The narrative I wove through my writings, from articles where I explained my version of "Noise" and those that delved into behavioral finance, continually circled back to Kahneman's foundational ideas. Each citation, each reference to his work, was not just an acknowledgment of his influence but a marker of the intellectual journey I was on—a journey that Kahneman's insights made possible.
Kahneman's conceptualization of the stranger within us, reconciling the fast and slow thinking processes, resonated deeply. It underscored the perpetual internal conflict that plays out in our minds as we navigate decisions, a theme that I have continually revisited in my quest to untangle the psychological threads that weave through financial markets.

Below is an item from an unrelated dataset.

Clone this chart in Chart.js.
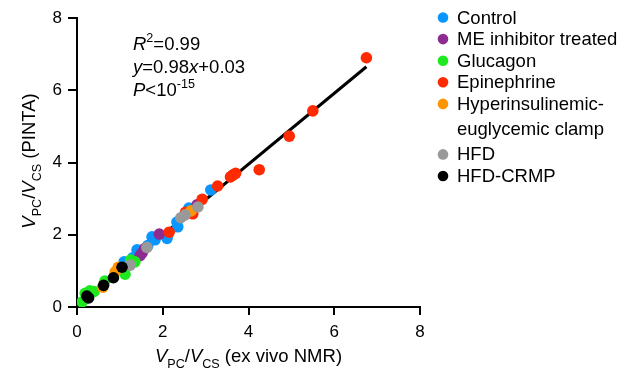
<!DOCTYPE html>
<html>
<head>
<meta charset="utf-8">
<script src="https://cdn.jsdelivr.net/npm/chart.js@4"></script>
<style>
  body { margin: 0; background: #fff; }
  #wrap { width: 630px; height: 371px; position: relative; }
</style>
</head>
<body>
<div id="wrap"><canvas id="pintaChart"></canvas></div>
<script>
// values: x = ex vivo NMR, y = PINTA
const groupNames = ['Control', 'ME inhibitor treated', 'Glucagon', 'Epinephrine',
  ['Hyperinsulinemic-', 'euglycemic clamp'], 'HFD', 'HFD-CRMP'];
const groupColors = ['#0a96ff', '#8e2b91', '#1ee81e', '#ff2a00', '#ff9500', '#999999', '#000000'];

const control = [[1.1, 1.25], [1.3, 1.36], [1.4, 1.58], [1.43, 1.44], [1.65, 1.7], [1.75, 1.94],
  [1.82, 1.86], [2.1, 1.9], [2.33, 2.35], [2.35, 2.22], [2.61, 2.74], [3.12, 3.24]];
const meInhibitor = [[1.47, 1.42], [1.52, 1.5], [1.58, 1.62], [1.92, 2.02], [2.8, 2.83]];
const glucagon = [[0.12, 0.14], [0.19, 0.38], [0.3, 0.45], [0.4, 0.43], [0.65, 0.72],
  [1.12, 0.91], [1.25, 1.3], [1.35, 1.25]];
const epinephrine = [[2.15, 2.07], [2.53, 2.62], [2.7, 2.58], [2.92, 2.98], [3.28, 3.35],
  [3.58, 3.6], [3.63, 3.65], [3.7, 3.7], [4.25, 3.8], [4.95, 4.73], [5.5, 5.43], [6.75, 6.9]];
const clamp = [[0.6, 0.55], [0.89, 0.97], [0.96, 1.1], [2.66, 2.66]];
const hfd = [[1.24, 1.16], [1.63, 1.65], [2.42, 2.47], [2.52, 2.55], [2.82, 2.77]];
const hfdCrmp = [[0.23, 0.3], [0.27, 0.25], [0.62, 0.6], [0.85, 0.81], [1.05, 1.1]];

// fitted line endpoints (y = 0.98x + 0.03)
const fitLine = [[0.1, 0.13], [6.75, 6.65]];
const axisTicks = [0, 2, 4, 6, 8];

const groups = [control, meInhibitor, glucagon, epinephrine, clamp, hfd, hfdCrmp];
const FONT = "'Liberation Sans', Arial, sans-serif";
const TXT = 18.5;

const toXY = arr => arr.map(p => ({ x: p[0], y: p[1] }));

const datasets = groups.map((g, i) => ({
  type: 'scatter',
  data: toXY(g),
  backgroundColor: groupColors[i],
  borderWidth: 0,
  pointRadius: 5.8,
  order: 7 - i
}));
datasets.push({
  type: 'line',
  data: toXY(fitLine),
  borderColor: '#000',
  borderWidth: 3,
  pointRadius: 0,
  order: 10
});

// draw a line of text made of runs (italic / sub / sup)
function drawRuns(ctx, runs, x, y, size, align) {
  const fontFor = r => (r.it ? 'italic ' : '') + (r.sub || r.sup ? size * 0.68 : size) + 'px ' + FONT;
  let total = 0;
  runs.forEach(r => { ctx.font = fontFor(r); total += ctx.measureText(r.t).width; });
  let cx = align === 'center' ? x - total / 2 : x;
  ctx.textAlign = 'left';
  ctx.textBaseline = 'alphabetic';
  runs.forEach(r => {
    ctx.font = fontFor(r);
    let dy = r.sub ? size * 0.3 : (r.sup ? -size * 0.42 : 0);
    ctx.fillText(r.t, cx, y + dy);
    cx += ctx.measureText(r.t).width;
  });
}

const textPlugin = {
  id: 'textPlugin',
  afterDraw(chart) {
    const ctx = chart.ctx;
    const area = chart.chartArea;
    ctx.save();
    ctx.fillStyle = '#000';

    // stats box
    drawRuns(ctx, [{ t: 'R', it: true }, { t: '2', sup: true }, { t: '=0.99' }], 133, 50, TXT);
    drawRuns(ctx, [{ t: 'y', it: true }, { t: '=0.98' }, { t: 'x', it: true }, { t: '+0.03' }], 133, 73, TXT);
    drawRuns(ctx, [{ t: 'P', it: true }, { t: '<10' }, { t: '-15', sup: true }], 133, 96, TXT);

    // axis titles
    const ratio = [{ t: 'V', it: true }, { t: 'PC', sub: true }, { t: '/' }, { t: 'V', it: true }, { t: 'CS', sub: true }];
    drawRuns(ctx, ratio.concat([{ t: ' (ex vivo NMR)' }]), (area.left + area.right) / 2, 362, TXT, 'center');
    ctx.save();
    ctx.translate(35, 161);
    ctx.rotate(-Math.PI / 2);
    drawRuns(ctx, ratio.concat([{ t: ' (PINTA)' }]), 0, 0, TXT, 'center');
    ctx.restore();

    // legend
    let ly = 17.5;
    groupNames.forEach((name, i) => {
      const lines = Array.isArray(name) ? name : [name];
      ctx.beginPath();
      ctx.fillStyle = groupColors[i];
      ctx.arc(443, ly, 5.3, 0, Math.PI * 2);
      ctx.fill();
      ctx.fillStyle = '#000';
      ctx.font = TXT + 'px ' + FONT;
      ctx.textAlign = 'left';
      ctx.textBaseline = 'middle';
      lines.forEach((l, k) => ctx.fillText(l, 457, ly + 1 + k * 25.5));
      ly += lines.length > 1 ? 50.5 : 21.6;
    });
    ctx.restore();
  }
};

const axisOpts = (tickLen, pad) => ({
  type: 'linear',
  min: 0,
  max: 8,
  afterBuildTicks: scale => { scale.ticks = axisTicks.map(v => ({ value: v })); },
  ticks: { color: '#000', font: { family: FONT, size: 17 }, padding: pad },
  grid: { drawOnChartArea: false, drawTicks: true, tickLength: tickLen, color: '#000', lineWidth: 2 },
  border: { display: true, color: '#000', width: 2 }
});

const xAxis = axisOpts(8, 7);
xAxis.afterFit = scale => { scale.height = 64; };
const yAxis = axisOpts(9, 6);
yAxis.afterFit = scale => { scale.width = 77; };

new Chart(document.getElementById('pintaChart').getContext('2d'), {
  data: { datasets: datasets },
  options: {
    responsive: true,
    maintainAspectRatio: false,
    animation: false,
    layout: { padding: { top: 18, right: 210, left: 0, bottom: 0 } },
    scales: { x: xAxis, y: yAxis },
    plugins: { legend: { display: false }, tooltip: { enabled: false } }
  },
  plugins: [textPlugin]
});
</script>
</body>
</html>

In reflecting on Kahneman's enduring legacy, I find myself contemplating not just the intellectual debts I owe to his work but the ways in which it has fundamentally shaped my approach to understanding the markets and ourselves. His work on psychological systems, on biases and noise, provided the bedrock upon which I built my explorations into the psychological mechanisms that underpin financial decision-making.
This journey, one that started with Kahneman's insights and stretched into my own contributions to the field, underscores the profound impact he has had on not just my work but on the broader discourse around economics, psychology, and the markets. As I pay tribute to Daniel Kahneman, I do so with a deep sense of gratitude for the paths he has paved and the questions he has posed. His legacy, a blend of groundbreaking insights and challenging inquiries, will continue to inspire and provoke thought, guiding future generations as they seek to understand the complex interplay between mind and market.